When I told him I could not come, that answer did not sit well with him. He wants me to attend the wedding because he said it’s a milestone for him. I told him that I am happy for him, but I can’t come because I’m not secure in our relationship. I’m just his girlfriend in a non-committal relationship, so what right do I have to attend his daughter’s wedding? (I am having some insecurities). I also told him that since we are not in a committed relationship, I don’t want his relatives and in-laws to meet me only to find out that my boyfriend and I don’t end up together. Also, I am worried that, if I attend, I will feel the insecurities that this boyfriend of mine does not love me enough to ask me to marry him even after four years together. His daughter and her fiancé are just in their third year together and now they are getting married in four months.
I really don’t have the self-confidence to attend this wedding because I am not secure in my status as his girlfriend. Please advise. — Four Years and Still Waiting
First of all, you don’t need to be in a committed relationship with someone to go as that person’s date to a wedding. If you want to have a serious, grownup discussion with your boyfriend about your future together, you need to stop acting like a child. You need to stop with the passive-aggressive behavior (i.e. “I won’t go to your daughter’s wedding because we’ve been together for four years and you haven’t talked marriage with me yet”), put on your big girl panties, and tell your boyfriend that you’ll be happy to go to his daughter’s wedding with him because you care about him, you want to celebrate this milestone in his life, and you’d love the opportunity to get to know his family better. Then tell him that, since you are continuing to invest time and energy in your relationship with him as well as in nurturing your relationships with the important people in his life, you feel it’s fair to discuss where things are headed between you. Tell him what it is you want. Discuss whether or not you’re ready to move or if you expect him to move to you. Tell him what you need in order to continue with this relationship.

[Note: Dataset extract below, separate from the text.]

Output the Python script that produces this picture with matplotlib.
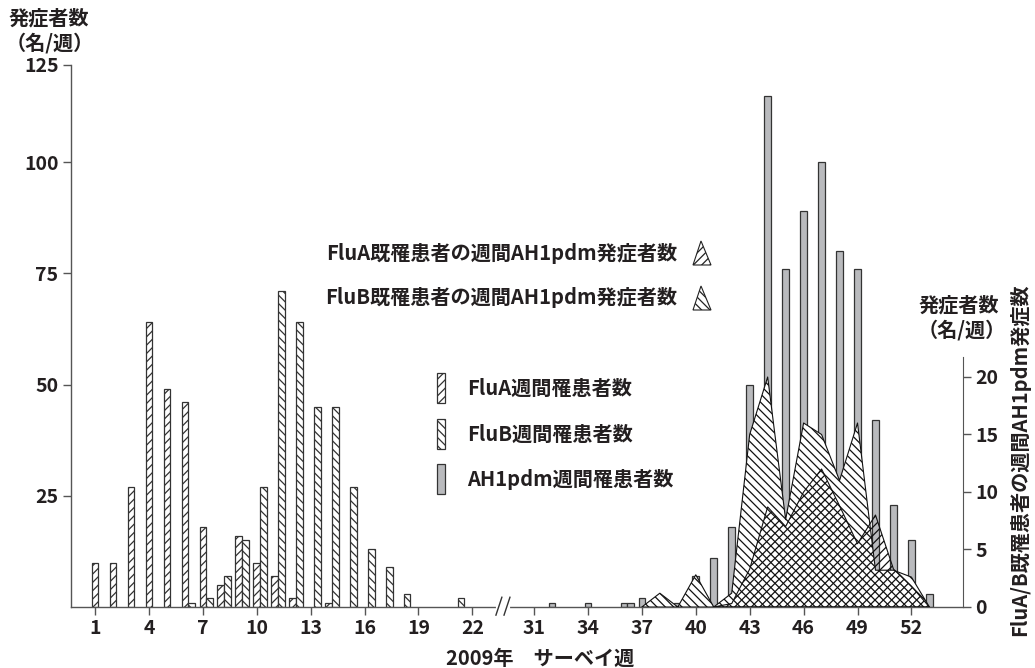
import matplotlib.pyplot as plt
from matplotlib.patches import Rectangle, Polygon
import numpy as np

plt.rcParams['font.family'] = ['Noto Sans CJK JP', 'DejaVu Sans']
plt.rcParams['font.weight'] = 'bold'
plt.rcParams['hatch.linewidth'] = 0.9

# weekly counts (2009 surveillance weeks)
flua_weeks = [1, 2, 3, 4, 5, 6, 7, 8, 9, 10, 11, 12, 14]
flua_cases = [10, 10, 27, 64, 49, 46, 18, 5, 16, 10, 7, 2, 1]
flub_weeks = [6, 7, 8, 9, 10, 11, 12, 13, 14, 15, 16, 17, 18, 21]
flub_cases = [1, 2, 7, 15, 27, 71, 64, 45, 45, 27, 13, 9, 3, 2]
ah1_weeks = [32, 34, 36, 37, 38, 39, 40, 41, 42, 43, 44, 45, 46, 47, 48, 49, 50, 51, 52, 53]
ah1_cases = [1, 1, 1, 2, 2, 1, 7, 11, 18, 50, 117, 76, 89, 100, 80, 76, 42, 23, 15, 3]
ah1_extra_weeks = [36]
ah1_extra_cases = [1]

# AH1pdm onset among previously infected (right axis)
after_b_weeks = list(range(37, 54))
after_b_cases = [0, 1.2, 0, 2.8, 0, 1.2, 15, 20, 7.6, 16, 15, 11, 16, 3.2, 3.2, 2.6, 0]
after_a_weeks = list(range(41, 54))
after_a_cases = [0, 0.3, 3.3, 8.7, 7, 10, 12, 8.8, 5.5, 8, 3.3, 1.8, 0]

tick_weeks = [1, 4, 7, 10, 13, 16, 19, 22, 31, 34, 37, 40, 43, 46, 49, 52]

GAP = 3.43   # axis break between week 22 and 31
BW = 0.37
K = 97 / 111  # top part of left axis is compressed


def week_pos(w):
    w = np.asarray(w, dtype=float)
    return np.where(w <= 22, w, w - 31 + 22 + GAP)


def fwd(y):
    y = np.asarray(y, dtype=float)
    return np.where(y <= 100, y, 100 + (y - 100) * K)


def inv(v):
    v = np.asarray(v, dtype=float)
    return np.where(v <= 100, v, 100 + (v - 100) / K)


W, H = 1035, 668


def px(x, y):
    return x / W, 1 - y / H


TXT = '#231f20'
EDGE = '#333333'
GRAY = '#b9babd'
HA = '////'
HB = '\\\\\\\\'

fig = plt.figure(figsize=(W / 100, H / 100), dpi=100)
ax = fig.add_axes([71 / W, 61 / H, 892 / W, 542 / H])
ax.set_yscale('function', functions=(fwd, inv))

ax.bar(week_pos(flua_weeks), flua_cases, width=BW, facecolor='white',
       edgecolor=EDGE, hatch=HA, lw=0.9)
ax.bar(week_pos(flub_weeks) + BW, flub_cases, width=BW, facecolor='white',
       edgecolor=EDGE, hatch=HB, lw=0.9)
ax.bar(week_pos(ah1_weeks), ah1_cases, width=BW, facecolor=GRAY,
       edgecolor=EDGE, lw=0.9)
ax.bar(week_pos(ah1_extra_weeks) + BW, ah1_extra_cases, width=BW,
       facecolor=GRAY, edgecolor=EDGE, lw=0.9)

ax.set_xlim(-0.336, 49.3)
ax.set_ylim(0, 125)
ax.set_yticks([25, 50, 75, 100, 125])
ax.set_yticklabels(['25', '50', '75', '100', '125'])
ax.set_xticks(week_pos(tick_weeks))
ax.set_xticklabels([str(w) for w in tick_weeks])
ax.tick_params(axis='both', labelsize=14, length=6, width=1,
               color='#555555', labelcolor=TXT, pad=3)
for s in ['top', 'right']:
    ax.spines[s].set_visible(False)
for s in ['left', 'bottom']:
    ax.spines[s].set_color('#555555')
    ax.spines[s].set_linewidth(1)

# right axis with the onset areas
ax2 = ax.twinx()
ax2.fill_between(week_pos(after_b_weeks), after_b_cases, 0, facecolor='white',
                 edgecolor='#111111', hatch=HB, lw=0.8)
ax2.fill_between(week_pos(after_a_weeks), after_a_cases, 0, facecolor='none',
                 edgecolor='#111111', hatch=HA, lw=0.8)
ax2.set_ylim(0, 47.13)
ax2.set_yticks([0, 5, 10, 15, 20])
ax2.spines['right'].set_bounds(0, 21.7)
ax2.spines['right'].set_color('#555555')
for s in ['top', 'left', 'bottom']:
    ax2.spines[s].set_visible(False)
ax2.tick_params(axis='y', labelsize=14, length=6, width=1,
                color='#555555', labelcolor=TXT, pad=3)

# axis break mark
tr = ax.get_xaxis_transform()
ax.plot([23.4, 24.0], [0, 0], color='white', lw=3, transform=tr, clip_on=False, zorder=5)
for x0 in [23.31, 23.76]:
    ax.plot([x0, x0 + 0.33], [-0.015, 0.018], color='#333333', lw=1,
            transform=tr, clip_on=False, zorder=6)

# axis titles
kw = dict(color=TXT, fontsize=14.5, fontweight='bold')
fig.text(*px(49, 18), '発症者数', ha='center', va='center', **kw)
fig.text(*px(50, 43), '（名/週）', ha='center', va='center', **kw)
fig.text(*px(959, 305), '発症者数', ha='center', va='center', **kw)
fig.text(*px(962, 330), '（名/週）', ha='center', va='center', **kw)
fig.text(*px(1020, 460), 'FluA/B既罹患者の週間AH1pdm発症数', rotation=90,
         ha='center', va='center', **kw)
fig.text(*px(540, 658), '2009年　サーベイ週', ha='center', va='center', **kw)

# legend for the areas
fig.text(*px(677, 253), 'FluA既罹患者の週間AH1pdm発症者数', ha='right', va='center', **kw)
fig.text(*px(677, 298), 'FluB既罹患者の週間AH1pdm発症者数', ha='right', va='center', **kw)
for yc, hatch in [(253, HA), (298, HB)]:
    tri = Polygon([px(693, yc + 12), px(711, yc + 12), px(701, yc - 12)],
                  closed=True, facecolor='white', edgecolor='#222222',
                  hatch=hatch, lw=0.8, transform=fig.transFigure)
    fig.add_artist(tri)

# legend for the bars
bar_legend = [('FluA週間罹患者数', 'white', HA, 388),
              ('FluB週間罹患者数', 'white', HB, 434),
              ('AH1pdm週間罹患者数', GRAY, None, 479)]
for label, fc, hatch, yc in bar_legend:
    x0, y0 = px(437, yc + 15)
    rect = Rectangle((x0, y0), 8 / W, 30 / H, facecolor=fc, edgecolor=EDGE,
                     hatch=hatch, lw=0.9, transform=fig.transFigure)
    fig.add_artist(rect)
    fig.text(*px(467, yc), label, ha='left', va='center', **kw)

fig.savefig('out.png', dpi=100)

The best way to get your needs met is to explicitly express what your needs are. The worst way to get your needs met is to try to turn a situation that is about one thing (in this case, you going to your boyfriend’s daughter’s wedding) into the thing you seem to have trouble talking about (in this case, where your relationship is going). One has nothing to do with the other. I get that you’re insecure and you want answers, but you have to ask the right questions to get answers. You aren’t even asking any questions, let alone the wrong ones. If you want clear communication, you have to be clear in your intention. Using someone’s wedding as a way to discuss the thing you are too insecure to bring up is childish. You are a 41-year-old woman dating a widower who is old enough to see his daughter get married. Act like the adult you are, and you’ll find much more satisfaction in your relationships.